The most common application programming interface (API) for writing TCP-based
applications is called *Berkeley sockets*, also known as *BSD sockets* or,
simply, *sockets*. The sockets API exposes a *stream oriented* interface for
writing TCP applications. From the perspective of a programmer, sending data
over a TCP connection is similar to writing a stream of bytes to a file. It is
the responsibility of the operating system's TCP/IP implementation to break up
the stream of data into IP packets. The operating system is also
responsible for automatically retransmitting dropped packets, and for
handling flow control to ensure that transmitted data does not overrun
the sender's data buffers, receiver's data buffers, and network
capacity. Finally, the operating system is responsible for
re-assembling the packets in the correct order into a stream of data
on the receiver's side. Because TCP detects and retransmits lost
packets, it is said to be a *reliable* protocol.

The *User Datagram Protocol* (UDP) is another layer 4 protocol that is
the basis of several well-known networking protocols. UDP is a
*connectionless* protocol: two applications that communicate over UDP
do not need to establish a connection before exchanging data. UDP is
also an *unreliable* protocol. The operating system does not attempt
to retransmit or even detect lost UDP packets. The operating system
also does not provide any guarantee that the receiving application
sees the UDP packets in the same order that they were sent in.

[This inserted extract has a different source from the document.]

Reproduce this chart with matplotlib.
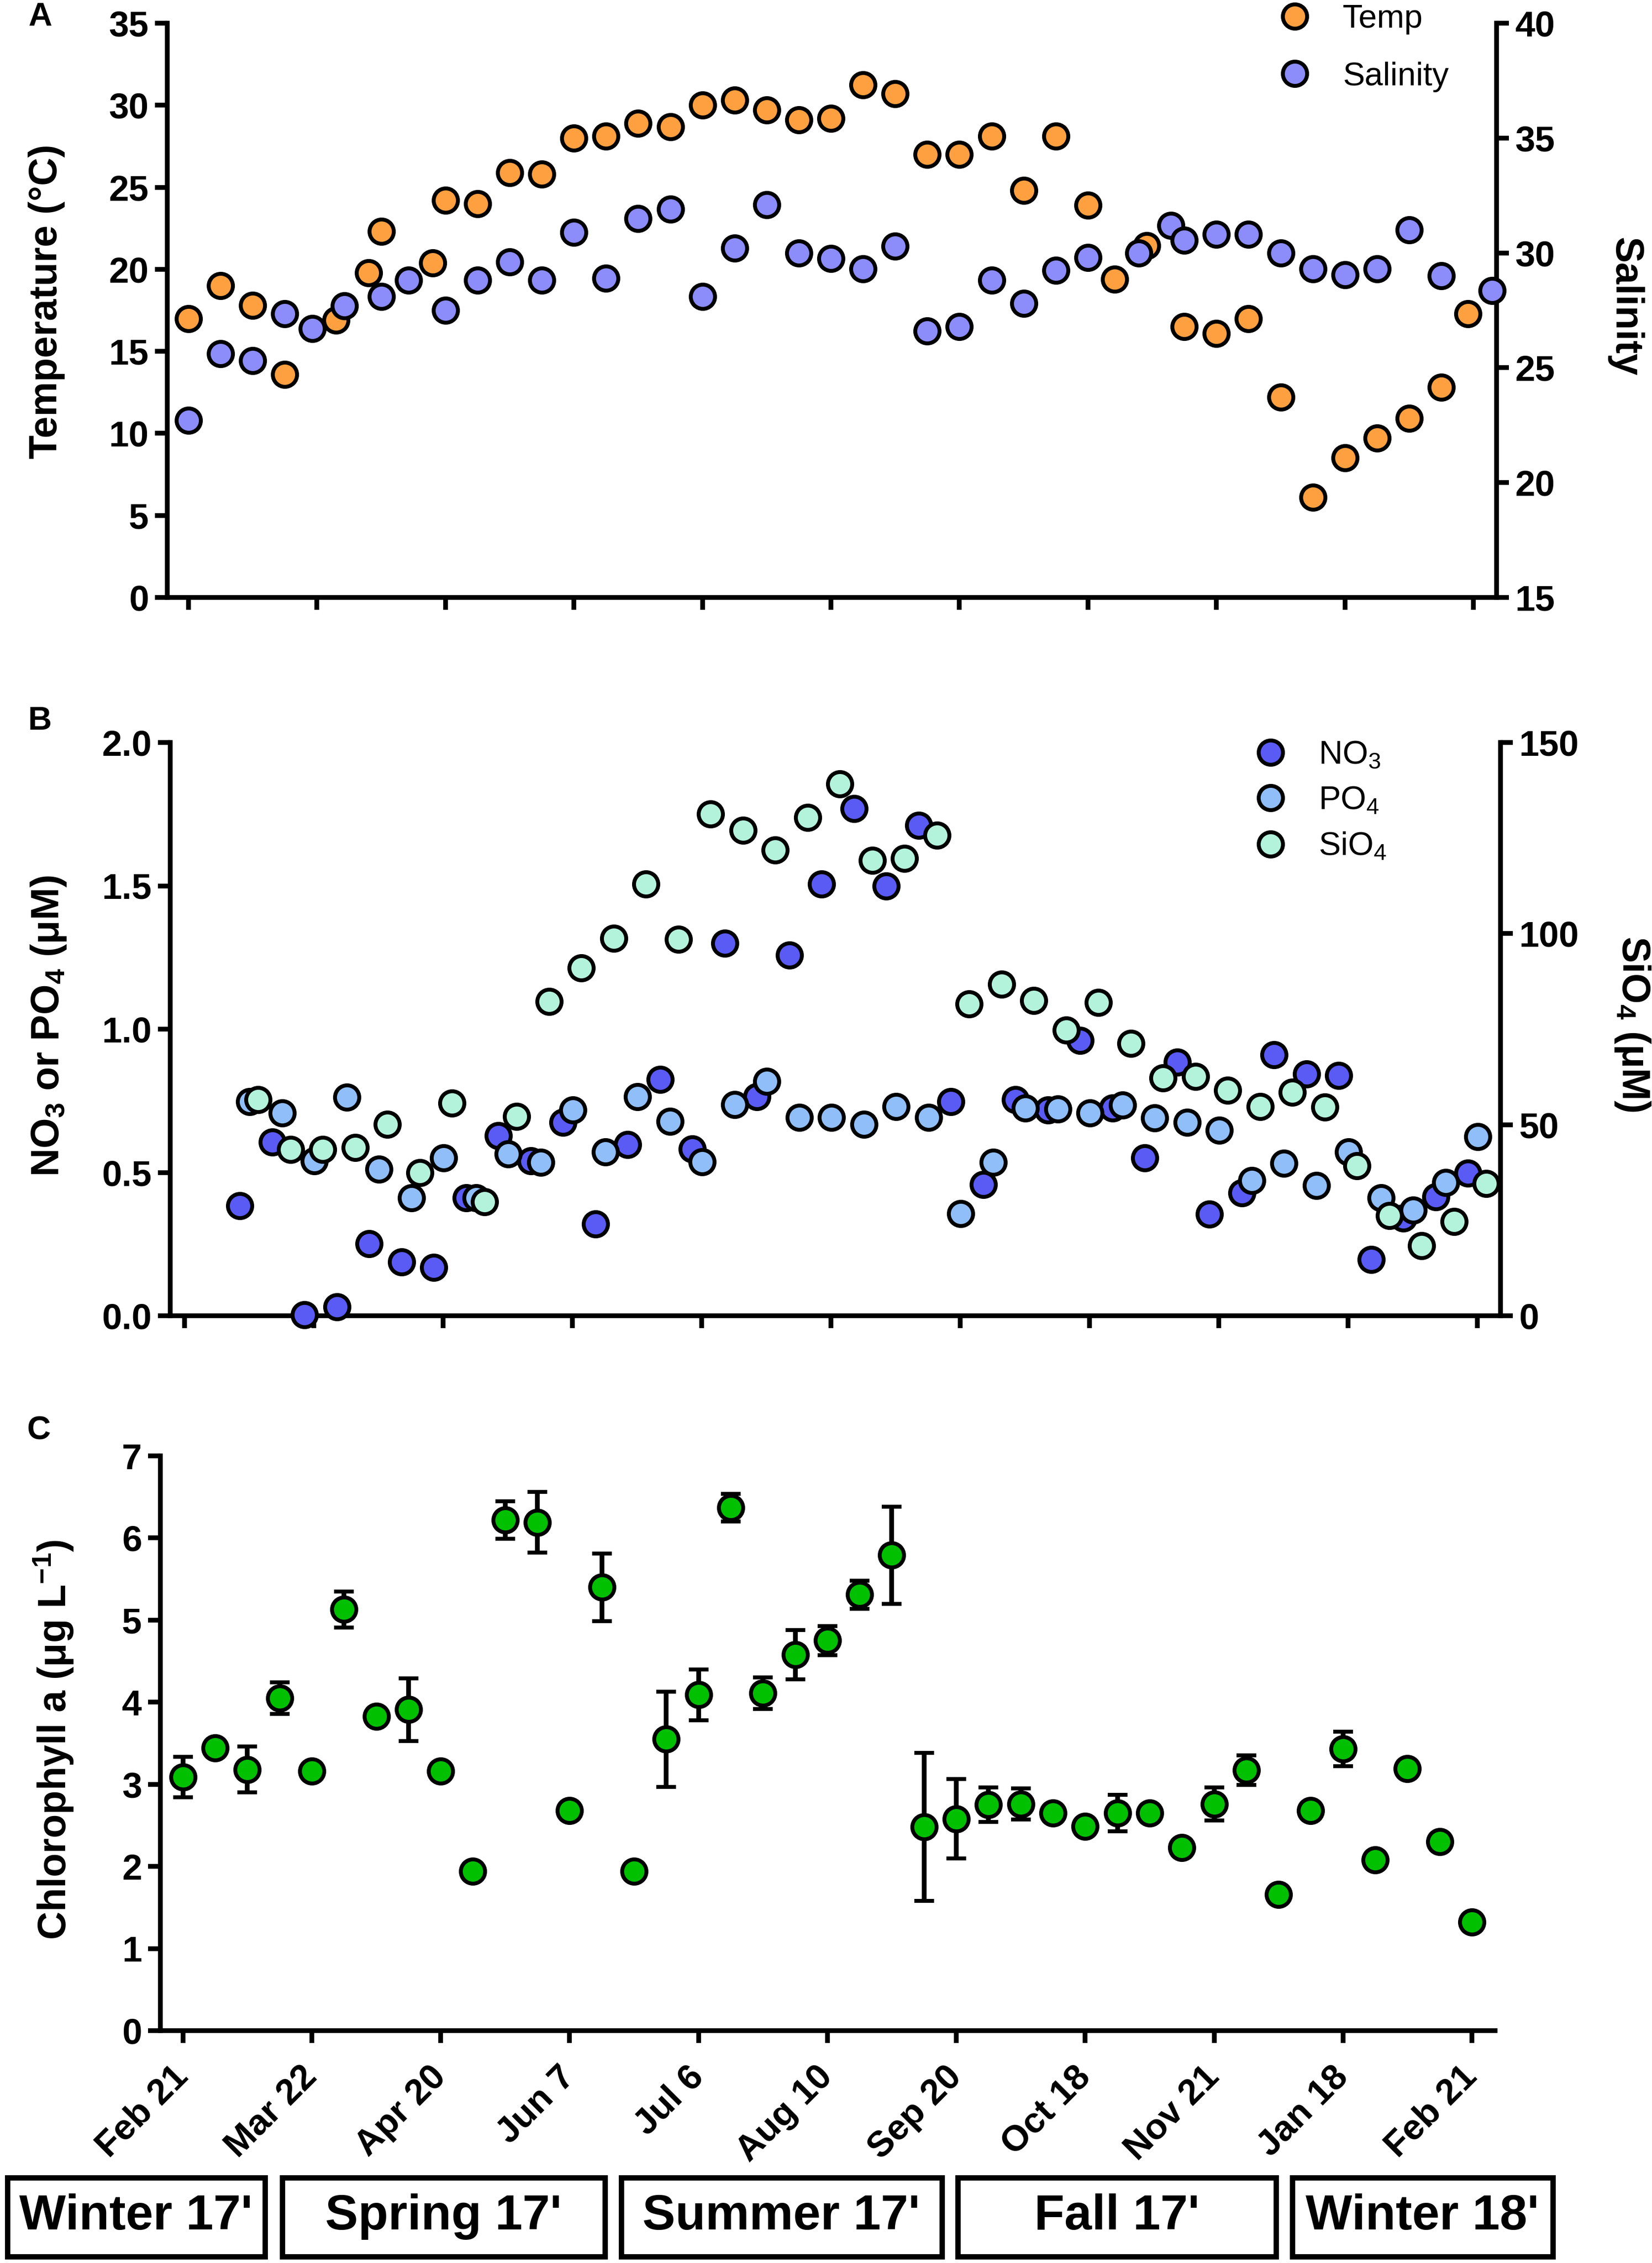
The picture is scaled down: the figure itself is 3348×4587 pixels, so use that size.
import numpy as np
import matplotlib
matplotlib.use("Agg")
import matplotlib.pyplot as plt
from matplotlib.patches import Rectangle

plt.rcParams['font.family'] = ['Liberation Sans', 'DejaVu Sans']
plt.rcParams['mathtext.default'] = 'regular'

# ---------------- data ----------------
tick_pos = [0, 4, 8, 12, 16, 20, 24, 28, 32, 36, 40]
tick_labels = ["Feb 21", "Mar 22", "Apr 20", "Jun 7", "Jul 6", "Aug 10",
               "Sep 20", "Oct 18", "Nov 21", "Jan 18", "Feb 21"]

# panel A
temp_x = [0, 1, 2, 3, 4.6, 5.6, 6, 7.6, 8, 9, 10, 11, 12, 13, 14, 15, 16, 17, 18, 19, 20,
          21, 22, 23, 24, 25, 26, 27, 28, 28.83, 29.83, 31, 32, 33, 34, 35, 36, 37, 38, 39, 39.83]
temp = [17.0, 19.0, 17.8, 13.6, 16.9, 19.8, 22.3, 20.4, 24.2, 24.0, 25.9, 25.8, 28.0, 28.1,
        28.9, 28.7, 30.0, 30.3, 29.7, 29.1, 29.2, 31.25, 30.7, 27.0, 27.0, 28.1, 24.8, 28.1,
        23.9, 19.4, 21.45, 16.5, 16.1, 17.0, 12.2, 6.1, 8.5, 9.7, 10.9, 12.8, 17.3]
sal_x = [0, 1, 2, 3, 3.85, 4.85, 6, 6.85, 8, 9, 10, 11, 12, 13, 14, 15, 16, 17, 18, 19, 20,
         21, 22, 23, 24, 25, 26, 27, 28, 29.58, 30.58, 31, 32, 33, 34, 35, 36, 37, 38, 39, 40.58]
salinity = [22.7, 25.6, 25.3, 27.35, 26.7, 27.7, 28.1, 28.8, 27.5, 28.8, 29.6, 28.8, 30.9,
            28.9, 31.5, 31.9, 28.1, 30.2, 32.1, 30.0, 29.75, 29.3, 30.3, 26.6, 26.8, 28.8,
            27.8, 29.25, 29.8, 30.0, 31.2, 30.55, 30.8, 30.8, 30.0, 29.3, 29.05, 29.3, 31.0,
            29.0, 28.35]

# panel B (samples 2..40)
nut_sample = list(range(2, 41))
no3 = [0.384, 0.605, 0.004, 0.031, 0.251, 0.187, 0.168, 0.411, 0.628, 0.54, 0.675, 0.320,
       0.597, 0.825, 0.582, 1.299, 0.765, 1.259, 1.506, 1.77, 1.499, 1.71, 0.747, 0.458,
       0.754, 0.718, 0.961, 0.725, 0.551, 0.885, 0.354, 0.428, 0.911, 0.844, 0.839, 0.197,
       0.34, 0.415, 0.497]
po4 = [0.747, 0.707, 0.54, 0.762, 0.511, 0.411, 0.55, 0.411, 0.564, 0.535, 0.718, 0.571,
       0.764, 0.678, 0.537, 0.737, 0.818, 0.692, 0.692, 0.668, 0.729, 0.692, 0.357, 0.535,
       0.725, 0.722, 0.707, 0.735, 0.69, 0.675, 0.647, 0.471, 0.532, 0.454, 0.572, 0.411,
       0.368, 0.464, 0.625]
sio4 = [56.5, 43.5, 43.5, 44.0, 50.1, 37.5, 55.7, 29.8, 52.2, 82.2, 91.0, 98.8, 113.0, 98.5,
        131.3, 127.0, 121.8, 130.4, 139.2, 119.2, 119.7, 125.7, 81.6, 86.8, 82.5, 74.7, 82.0,
        71.2, 62.2, 62.6, 59.0, 54.7, 58.5, 54.6, 39.2, 26.2, 18.3, 24.7, 34.6]

# panel C
chl_sample = list(range(0, 41))
chl = [3.09, 3.44, 3.18, 4.05, 3.16, 5.13, 3.83, 3.91, 3.16, 1.94, 6.22, 6.19, 2.68, 5.40,
       1.94, 3.55, 4.09, 6.37, 4.11, 4.58, 4.75, 5.31, 5.79, 2.48, 2.58, 2.75, 2.76, 2.65,
       2.49, 2.65, 2.65, 2.23, 2.76, 3.17, 1.66, 2.68, 3.43, 2.08, 3.19, 2.30, 1.32]
chl_err = [0.245, 0.08, 0.28, 0.19, 0.08, 0.22, 0.08, 0.38, 0.08, 0.08, 0.23, 0.37, 0.08,
           0.41, 0.08, 0.58, 0.31, 0.17, 0.19, 0.30, 0.18, 0.17, 0.59, 0.90, 0.485, 0.21,
           0.19, 0.08, 0.08, 0.22, 0.08, 0.08, 0.20, 0.18, 0.08, 0.08, 0.21, 0.08, 0.08, 0.08,
           0.08]

seasons = ["Winter 17'", "Spring 17'", "Summer 17'", "Fall 17'", "Winter 18'"]

# ---------------- style ----------------
W, H = 3348, 4587
LW = 2.3
MS = 11.8
MEW = 1.9
c_temp, c_sal = '#FFA040', '#8C8CFA'
c_no3, c_po4, c_sio4 = '#5A5AF5', '#90BEF8', '#B3F3DC'
c_chl = '#00C000'


def fx(px):
    return px / W


def fy(py):
    return 1 - py / H


def style_axis(ax, right=False):
    for s in ['top', 'right', 'left', 'bottom']:
        ax.spines[s].set_visible(False)
    ax.spines['bottom'].set_visible(True)
    ax.spines['bottom'].set_linewidth(LW)
    side = 'right' if right else 'left'
    ax.spines[side].set_visible(True)
    ax.spines[side].set_linewidth(LW)
    ax.tick_params(width=LW, length=6, direction='out', labelsize=17.5, pad=3)
    for lab in ax.get_yticklabels():
        lab.set_fontweight('bold')


fig = plt.figure(figsize=(W / 300, H / 300), dpi=300)

# ---------- A ----------
axA = fig.add_axes([fx(339), fy(1211), fx(3033 - 339), (1211 - 47) / H])
axA.plot(temp_x, temp, 'o', color=c_temp, ms=MS, mec='black', mew=MEW, clip_on=False,
         zorder=3, label='Temp')
axA.set_ylim(0, 35)
axA.set_yticks(np.arange(0, 36, 5))
axA.set_xlim(-0.66, 40.72)
axA.set_xticks(tick_pos)
axA.set_xticklabels([])
style_axis(axA)
axA.set_ylabel('Temperature (°C)', fontsize=19, fontweight='bold', va='center')
axA.yaxis.set_label_coords(-0.0906, 0.515)

axA2 = axA.twinx()
axA2.plot(sal_x, salinity, 'o', color=c_sal, ms=MS, mec='black', mew=MEW, clip_on=False,
          zorder=3, label='Salinity')
axA2.set_ylim(15, 40)
axA2.set_yticks(np.arange(15, 41, 5))
style_axis(axA2, right=True)
axA2.spines['bottom'].set_visible(False)
axA2.set_ylabel('Salinity', fontsize=19, fontweight='bold', rotation=270,
                va='center', ha='center')
axA2.yaxis.set_label_coords(1.0965, 0.506)

hA = axA.get_lines() + axA2.get_lines()
axA2.legend(hA, [h.get_label() for h in hA], loc='upper left',
            bbox_to_anchor=(fx(2591), fy(8)), bbox_transform=fig.transFigure,
            frameon=False, fontsize=16, handlelength=1.0, handletextpad=0.95,
            labelspacing=0.82, borderpad=0, borderaxespad=0, numpoints=1)

# ---------- B ----------
axB = fig.add_axes([fx(345), fy(2667), fx(3041 - 345), (2667 - 1505) / H])
xs = np.array(nut_sample)
axB.plot(xs - 0.28, no3, 'o', color=c_no3, ms=MS, mec='black', mew=MEW, clip_on=False,
         zorder=3, label='NO$_3$')
axB.plot(xs + 0.02, po4, 'o', color=c_po4, ms=MS, mec='black', mew=MEW, clip_on=False,
         zorder=3, label='PO$_4$')
axB.set_ylim(0, 2.0)
axB.set_yticks(np.arange(0, 2.01, 0.5))
axB.set_yticklabels(['%.1f' % v for v in np.arange(0, 2.01, 0.5)])
axB.set_xlim(-0.44, 40.72)
axB.set_xticks(tick_pos)
axB.set_xticklabels([])
style_axis(axB)
axB.set_ylabel('NO$_3$ or PO$_4$ (μM)', fontsize=19, fontweight='bold', va='center')
axB.yaxis.set_label_coords(-0.0916, 0.505)

axB2 = axB.twinx()
axB2.plot(xs + 0.28, sio4, 'o', color=c_sio4, ms=MS, mec='black', mew=MEW, clip_on=False,
          zorder=3, label='SiO$_4$')
axB2.set_ylim(0, 150)
axB2.set_yticks([0, 50, 100, 150])
style_axis(axB2, right=True)
axB2.spines['bottom'].set_visible(False)
axB2.set_ylabel('SiO$_4$ (μM)', fontsize=19, fontweight='bold', rotation=270,
                va='center', ha='center')
axB2.yaxis.set_label_coords(1.0994, 0.509)

hB = axB.get_lines() + axB2.get_lines()
axB2.legend(hB, [h.get_label() for h in hB], loc='upper left',
            bbox_to_anchor=(fx(2542), fy(1500)), bbox_transform=fig.transFigure,
            frameon=False, fontsize=16, handlelength=1.0, handletextpad=0.95,
            labelspacing=0.46, borderpad=0, borderaxespad=0, numpoints=1)

# ---------- C ----------
axC = fig.add_axes([fx(325), fy(4116), fx(3030 - 325), (4116 - 2951) / H])
axC.errorbar(chl_sample, chl, yerr=chl_err, fmt='o', color=c_chl, ms=MS, mec='black',
             mew=MEW, ecolor='black', elinewidth=LW, capsize=4.8, capthick=LW,
             clip_on=False, zorder=3)
axC.set_ylim(0, 7)
axC.set_yticks(range(0, 8))
axC.set_xlim(-0.70, 40.72)
axC.set_xticks(tick_pos)
style_axis(axC)
axC.set_xticklabels(tick_labels, rotation=45, ha='right', va='center',
                    rotation_mode='anchor', fontsize=17.5, fontweight='bold')
axC.tick_params(axis='x', pad=14)
axC.set_ylabel('Chlorophyll a (μg L$^{-1}$)', fontsize=19, fontweight='bold', va='center')
axC.yaxis.set_label_coords(-0.0802, 0.506)

# panel letters
for letter, (px, py) in zip('ABC', [(81, 35), (81, 1462), (78, 2900)]):
    fig.text(fx(px), fy(py), letter, fontsize=16, fontweight='bold',
             ha='center', va='center')

# season boxes
box_x = [(9, 542), (566, 1231), (1253, 1914), (1936, 2591), (2613, 3152)]
by0, by1 = 4408, 4579
inset = 5.5
for name, (x0, x1) in zip(seasons, box_x):
    fig.add_artist(Rectangle((fx(x0 + inset), fy(by1 - inset)),
                             fx(x1 - x0 - 2 * inset), (by1 - by0 - 2 * inset) / H,
                             transform=fig.transFigure, fill=False, ec='black', lw=2.6))
    fig.text(fx((x0 + x1) / 2), fy((by0 + by1) / 2), name, fontsize=24,
             fontweight='bold', ha='center', va='center')

fig.savefig('out.png', dpi=300)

UDP, like TCP, uses the notion of ports to distinguish between different
applications running on the same system. Note, however, that operating systems
treat UDP ports separately from TCP ports. For example, it is possible for one
application to be associated with TCP port 16543 and a separate application to
be associated with UDP port 16543.

Like TCP, the sockets API is the most common API for writing UDP-based
applications. The sockets API provides a *message-oriented* interface for
writing UDP applications: a programmer sends data over UDP by transmitting a
fixed-sized message. If an application requires retransmissions of lost packets
or a well-defined ordering of received packets, the programmer is responsible
for implementing this functionality in the application code.

DHCP_, the Domain Name System (DNS), the Network Time Protocol (NTP), and
:ref:`VXLAN` are examples of UDP-based protocols used in OpenStack deployments.

UDP has support for one-to-many communication: sending a single packet
to multiple hosts. An application can broadcast a UDP packet to all of
the network hosts on a local network by setting the receiver IP
address as the special IP broadcast address ``255.255.255.255``. An
application can also send a UDP packet to a set of receivers using *IP
multicast*. The intended receiver applications join a multicast group
by binding a UDP socket to a special IP address that is one of the
valid multicast group addresses. The receiving hosts do not have to be
on the same local network as the sender, but the intervening routers
must be configured to support IP multicast routing. VXLAN is an
example of a UDP-based protocol that uses IP multicast.

The *Internet Control Message Protocol* (ICMP) is a protocol used for sending
control messages over an IP network. For example, a router that receives an IP
packet may send an ICMP packet back to the source if there is no route in the
router's routing table that corresponds to the destination address
(ICMP code 1, destination host unreachable) or if the IP packet is too
large for the router to handle (ICMP code 4, fragmentation required
and "don't fragment" flag is set).

The :command:`ping` and :command:`mtr` Linux command-line tools are two
examples of network utilities that use ICMP.